Getting dataframes into Glue is pretty easy:
In [2]:
states = pd.read_csv('state_crime.csv')
qglue(states=states)
Out[2]:
This cell will load this dataframe into Glue and bring up the user interface. Here's a screencast showing what the subsequent exploration might look like:
In [3]:
VimeoVideo('97436621', width=700)
Out[3]:
Here's one of the simplest views of the dataset you can make: the murder rate (all rates in the dataset are annual rates per 100,000 people) as a function of time, for all states.
In [4]:
embed('ChrisBeaumont', 36)
There is an obvious set of outlier points with high murder rates -- what's going on there? Glue is really great at isolating outliers, and putting them in context. For example, we can select these points to highlight them, and look at another slice of the data -- Murder rate vs state.
In [5]:
embed('ChrisBeaumont', 37)
All of these points belong to a single "state" -- Washington, D.C.. Now, D.C. is an outlier for one obvious reason -- it's a single urban area, and thus should really be compared to other cities. Still, this murder rate is remarkably high. Furthermore, it has an interesting time dependence -- the 90s were a terrible decade for crime in D.C., when it earned the nickname of the "Murder Capital of the United States."
It turns out there is an entire Wikipedia Page about crime rates in D.C.. The high murder rates were driven by the spread of crack cocaine, combined with an affluent exodus out of the city and into the suburbs. Since the 90s, Gentrification and economic projects have pushed murder rates back down.
Glue's basic workflow of brusing and inter-comparing several plots is surprisingly versatile. For example, one way to tease out the crime trends of each state over time is to color the first and last year of data.
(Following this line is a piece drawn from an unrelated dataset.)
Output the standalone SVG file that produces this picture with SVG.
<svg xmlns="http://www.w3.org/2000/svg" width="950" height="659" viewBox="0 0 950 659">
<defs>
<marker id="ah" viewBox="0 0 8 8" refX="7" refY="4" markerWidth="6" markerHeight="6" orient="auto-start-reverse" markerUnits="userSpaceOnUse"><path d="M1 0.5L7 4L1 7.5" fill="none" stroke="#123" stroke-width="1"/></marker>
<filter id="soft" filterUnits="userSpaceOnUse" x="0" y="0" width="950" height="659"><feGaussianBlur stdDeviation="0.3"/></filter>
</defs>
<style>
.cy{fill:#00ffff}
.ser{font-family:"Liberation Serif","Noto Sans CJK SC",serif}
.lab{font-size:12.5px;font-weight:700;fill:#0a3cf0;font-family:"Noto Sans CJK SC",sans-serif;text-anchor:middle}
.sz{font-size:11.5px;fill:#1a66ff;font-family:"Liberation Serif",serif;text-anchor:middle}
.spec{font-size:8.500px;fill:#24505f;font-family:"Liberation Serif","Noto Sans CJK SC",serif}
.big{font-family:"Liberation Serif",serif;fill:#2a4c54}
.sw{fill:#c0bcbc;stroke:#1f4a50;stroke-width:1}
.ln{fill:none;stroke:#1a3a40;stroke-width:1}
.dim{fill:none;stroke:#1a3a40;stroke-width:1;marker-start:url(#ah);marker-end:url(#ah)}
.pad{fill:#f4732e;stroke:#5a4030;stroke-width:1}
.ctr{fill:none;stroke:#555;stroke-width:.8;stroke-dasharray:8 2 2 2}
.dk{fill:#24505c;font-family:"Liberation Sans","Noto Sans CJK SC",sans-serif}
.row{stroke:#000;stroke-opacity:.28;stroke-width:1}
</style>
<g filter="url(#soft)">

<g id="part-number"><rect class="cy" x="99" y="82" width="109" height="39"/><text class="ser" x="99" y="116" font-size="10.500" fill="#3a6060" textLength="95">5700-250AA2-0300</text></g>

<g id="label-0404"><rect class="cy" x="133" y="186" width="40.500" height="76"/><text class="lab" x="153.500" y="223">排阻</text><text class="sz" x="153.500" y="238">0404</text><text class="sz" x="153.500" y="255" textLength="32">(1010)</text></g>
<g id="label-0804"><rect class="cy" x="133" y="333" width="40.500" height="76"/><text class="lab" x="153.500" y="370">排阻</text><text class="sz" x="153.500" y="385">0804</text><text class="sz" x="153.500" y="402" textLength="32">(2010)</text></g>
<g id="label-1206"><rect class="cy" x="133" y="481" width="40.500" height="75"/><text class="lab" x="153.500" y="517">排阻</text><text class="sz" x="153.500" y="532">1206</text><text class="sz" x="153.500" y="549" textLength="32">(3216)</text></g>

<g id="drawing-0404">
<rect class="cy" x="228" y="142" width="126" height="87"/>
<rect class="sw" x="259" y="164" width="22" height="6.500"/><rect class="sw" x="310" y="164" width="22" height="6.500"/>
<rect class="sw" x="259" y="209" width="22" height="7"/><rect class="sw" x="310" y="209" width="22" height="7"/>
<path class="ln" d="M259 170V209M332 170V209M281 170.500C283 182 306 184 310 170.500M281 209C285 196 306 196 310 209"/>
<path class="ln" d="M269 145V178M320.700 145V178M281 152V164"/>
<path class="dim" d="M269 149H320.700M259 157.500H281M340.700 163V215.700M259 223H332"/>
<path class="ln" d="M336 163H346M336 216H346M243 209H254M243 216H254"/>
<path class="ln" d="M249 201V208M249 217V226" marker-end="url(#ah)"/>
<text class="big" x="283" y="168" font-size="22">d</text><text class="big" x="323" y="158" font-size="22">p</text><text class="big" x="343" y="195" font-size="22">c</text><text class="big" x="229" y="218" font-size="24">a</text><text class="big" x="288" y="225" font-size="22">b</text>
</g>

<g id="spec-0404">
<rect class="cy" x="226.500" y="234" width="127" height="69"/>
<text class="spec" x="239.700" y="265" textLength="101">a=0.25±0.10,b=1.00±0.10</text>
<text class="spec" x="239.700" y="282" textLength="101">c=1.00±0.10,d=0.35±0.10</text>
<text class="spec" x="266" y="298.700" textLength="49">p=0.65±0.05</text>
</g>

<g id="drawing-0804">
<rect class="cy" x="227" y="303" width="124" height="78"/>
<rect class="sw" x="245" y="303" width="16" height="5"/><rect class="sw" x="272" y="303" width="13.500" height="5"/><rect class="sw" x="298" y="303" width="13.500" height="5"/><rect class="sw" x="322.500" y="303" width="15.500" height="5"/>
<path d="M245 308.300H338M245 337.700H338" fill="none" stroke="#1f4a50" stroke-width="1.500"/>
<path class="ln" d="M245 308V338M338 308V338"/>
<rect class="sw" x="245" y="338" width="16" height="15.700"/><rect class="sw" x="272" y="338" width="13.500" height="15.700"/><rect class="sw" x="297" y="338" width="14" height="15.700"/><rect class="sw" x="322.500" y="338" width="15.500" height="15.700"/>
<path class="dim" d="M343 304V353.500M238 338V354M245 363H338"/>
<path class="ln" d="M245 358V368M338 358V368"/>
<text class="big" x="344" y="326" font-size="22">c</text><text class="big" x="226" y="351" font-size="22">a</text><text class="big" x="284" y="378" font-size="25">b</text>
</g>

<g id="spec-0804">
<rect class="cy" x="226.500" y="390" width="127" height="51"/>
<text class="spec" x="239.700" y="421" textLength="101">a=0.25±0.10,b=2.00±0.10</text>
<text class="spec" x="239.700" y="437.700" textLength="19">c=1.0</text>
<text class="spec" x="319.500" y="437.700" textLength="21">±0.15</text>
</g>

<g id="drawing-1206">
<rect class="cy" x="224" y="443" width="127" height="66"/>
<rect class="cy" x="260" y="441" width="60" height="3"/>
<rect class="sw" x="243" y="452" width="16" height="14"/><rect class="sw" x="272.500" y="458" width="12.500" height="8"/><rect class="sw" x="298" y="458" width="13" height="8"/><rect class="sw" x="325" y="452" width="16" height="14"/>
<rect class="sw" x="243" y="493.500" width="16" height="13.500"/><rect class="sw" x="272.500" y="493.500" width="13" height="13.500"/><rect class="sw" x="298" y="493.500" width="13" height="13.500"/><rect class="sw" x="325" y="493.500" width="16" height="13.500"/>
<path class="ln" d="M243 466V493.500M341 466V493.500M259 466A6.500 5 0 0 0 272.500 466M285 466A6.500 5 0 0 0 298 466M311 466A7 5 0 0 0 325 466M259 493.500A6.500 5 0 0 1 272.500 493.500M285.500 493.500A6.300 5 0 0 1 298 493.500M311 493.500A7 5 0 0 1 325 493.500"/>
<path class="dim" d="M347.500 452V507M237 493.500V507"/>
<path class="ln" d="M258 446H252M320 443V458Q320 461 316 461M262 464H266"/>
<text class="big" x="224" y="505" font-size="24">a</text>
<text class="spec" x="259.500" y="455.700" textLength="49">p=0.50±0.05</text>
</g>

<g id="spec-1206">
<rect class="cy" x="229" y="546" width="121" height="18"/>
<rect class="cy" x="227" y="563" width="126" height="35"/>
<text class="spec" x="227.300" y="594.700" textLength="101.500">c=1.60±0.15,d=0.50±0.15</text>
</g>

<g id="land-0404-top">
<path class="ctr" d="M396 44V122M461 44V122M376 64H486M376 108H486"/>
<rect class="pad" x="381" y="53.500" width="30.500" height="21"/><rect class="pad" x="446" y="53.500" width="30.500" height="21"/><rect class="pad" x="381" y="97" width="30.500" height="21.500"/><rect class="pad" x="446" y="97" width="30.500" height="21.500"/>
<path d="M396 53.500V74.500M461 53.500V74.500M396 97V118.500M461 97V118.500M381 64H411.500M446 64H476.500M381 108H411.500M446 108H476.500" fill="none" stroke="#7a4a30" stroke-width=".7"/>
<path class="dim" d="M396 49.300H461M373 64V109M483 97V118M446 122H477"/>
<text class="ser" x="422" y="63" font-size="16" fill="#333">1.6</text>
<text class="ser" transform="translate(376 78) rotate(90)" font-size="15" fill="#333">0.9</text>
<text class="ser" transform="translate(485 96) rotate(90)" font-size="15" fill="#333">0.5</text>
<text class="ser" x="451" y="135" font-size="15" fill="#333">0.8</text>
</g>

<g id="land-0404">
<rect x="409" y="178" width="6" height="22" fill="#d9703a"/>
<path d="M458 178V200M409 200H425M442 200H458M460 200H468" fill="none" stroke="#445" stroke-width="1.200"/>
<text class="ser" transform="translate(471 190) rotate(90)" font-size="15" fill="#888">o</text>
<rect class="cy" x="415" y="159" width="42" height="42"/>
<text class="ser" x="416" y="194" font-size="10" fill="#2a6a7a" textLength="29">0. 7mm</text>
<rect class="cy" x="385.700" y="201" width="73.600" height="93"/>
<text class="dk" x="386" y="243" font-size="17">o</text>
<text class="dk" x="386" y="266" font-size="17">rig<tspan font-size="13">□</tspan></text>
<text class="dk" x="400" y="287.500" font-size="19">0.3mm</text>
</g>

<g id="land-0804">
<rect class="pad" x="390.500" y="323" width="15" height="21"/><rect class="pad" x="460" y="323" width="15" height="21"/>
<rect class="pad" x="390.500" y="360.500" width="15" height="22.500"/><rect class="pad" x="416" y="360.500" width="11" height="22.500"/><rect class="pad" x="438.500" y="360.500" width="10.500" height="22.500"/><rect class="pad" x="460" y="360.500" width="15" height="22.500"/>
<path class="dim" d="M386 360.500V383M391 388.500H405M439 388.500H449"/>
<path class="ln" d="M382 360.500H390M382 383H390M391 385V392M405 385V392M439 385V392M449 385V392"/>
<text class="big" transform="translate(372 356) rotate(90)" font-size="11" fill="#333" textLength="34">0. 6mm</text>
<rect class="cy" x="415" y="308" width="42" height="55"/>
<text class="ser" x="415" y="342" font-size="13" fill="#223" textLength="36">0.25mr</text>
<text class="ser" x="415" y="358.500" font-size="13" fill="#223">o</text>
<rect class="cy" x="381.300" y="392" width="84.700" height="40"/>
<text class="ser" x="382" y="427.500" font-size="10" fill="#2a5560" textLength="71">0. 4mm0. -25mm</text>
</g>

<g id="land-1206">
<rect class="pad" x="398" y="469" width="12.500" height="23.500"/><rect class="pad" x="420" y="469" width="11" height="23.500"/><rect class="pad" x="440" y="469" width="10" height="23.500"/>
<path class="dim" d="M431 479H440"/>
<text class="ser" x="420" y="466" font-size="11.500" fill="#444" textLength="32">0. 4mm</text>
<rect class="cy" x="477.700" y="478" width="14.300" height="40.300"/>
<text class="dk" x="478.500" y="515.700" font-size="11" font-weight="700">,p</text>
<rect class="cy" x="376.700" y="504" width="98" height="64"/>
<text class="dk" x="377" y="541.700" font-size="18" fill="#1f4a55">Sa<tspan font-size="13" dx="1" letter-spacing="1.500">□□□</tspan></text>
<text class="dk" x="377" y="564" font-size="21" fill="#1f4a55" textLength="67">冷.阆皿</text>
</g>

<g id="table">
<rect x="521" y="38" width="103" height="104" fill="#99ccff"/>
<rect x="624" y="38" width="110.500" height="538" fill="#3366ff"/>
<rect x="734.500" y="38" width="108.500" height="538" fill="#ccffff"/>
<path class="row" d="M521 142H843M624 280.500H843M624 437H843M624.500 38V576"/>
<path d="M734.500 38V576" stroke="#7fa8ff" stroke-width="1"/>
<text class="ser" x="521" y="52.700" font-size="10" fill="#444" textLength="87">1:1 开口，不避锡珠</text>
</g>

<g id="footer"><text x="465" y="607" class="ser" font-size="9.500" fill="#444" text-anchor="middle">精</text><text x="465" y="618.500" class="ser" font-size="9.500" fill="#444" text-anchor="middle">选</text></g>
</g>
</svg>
Here are some plots that do that, to examine the rate of rape in each state.
In [6]:
embed('ChrisBeaumont', 38)
The trends for murder and rape are quite a bit different -- notice that, while murder rates have slowly declined over the past 50 years, rates of sexual assault have increased.
Interpeting sexual assault statistics, it turns out, is tricky business. Because or rape's social stigma, it is one of the most underreported crimes. Furthermore, that stigma has decreased somewhat over time as society has become more femenist. Thus, the increase in these plots might be driven more by higher rates of reporting rape as opposed to higher rates of rape itself. The National Crime Victimization Survey (which is based on surveys rather than reported crimes) reports that the victimization rate from rape has actually decreased by 85% since the 80s.
There is a large state-to-state variation in sexual assault rates in the dataset -- South Dakota, for example, shifted from having one of the lowest rates in 1960 to one of the highest rates today. I'm not sure what drove that trend (but it's very troubling).
In [7]:
embed('ChrisBeaumont', 39)
In [8]:
embed('ChrisBeaumont', 40)
Glue is designed to quickly build up intuition about multidimensional data, so that you can spend more time following up on interesting questions.
Glue makes it very easy to identify and isolate subtle and/or irregular features in datasets, by selecting and coloring subregions of plots. However, these features are just clues about the underlying story the data are telling. More precise followup analysis is always needed to quantify trends and assemble scientific hypotheses about the data.
Glue is not designed to perform this followup analysis. In fact, my opinion is that graphical interfaces are often the wrong approach here -- programming languages offer more precision for expressing specific computations, and are better suited to this task. For example, with Pandas we can obtain a precise measurement of the change in, say, the murder rate for each state over the past 50 years:
In [9]:
murder_change = (states.sort('Year')
.groupby('State').Murder
.agg({'first':'first', 'last':'last'}))
murder_change['change'] = murder_change['last'] - murder_change['first']
murder_change = murder_change.sort('change', ascending=False)
print 'Largest Increases in Murder Rate (change per 100,000)'
murder_change.head(10)
Out[9]:
Glue isn't a replacement for writing code -- it's a tool that quickly gives you clues about what questions are interesting, and worth writing code for.
All the plots in this document were created with Glue, and then exported to plotly. Uploading plots from Glue to plotly is a 2-click affair:
File->Export->plotly
This will open a new browser window with your uploaded graph, which you can further tweak or share with the world. If you want to upload plots to your own plot.ly account, you can fill in your username and API key under File->Edit Settings
In [11]:
#This makes everything pretty
def css_styling():
styles = open('custom.css', 'r').read()
return HTML(styles)
css_styling()
Out[11]: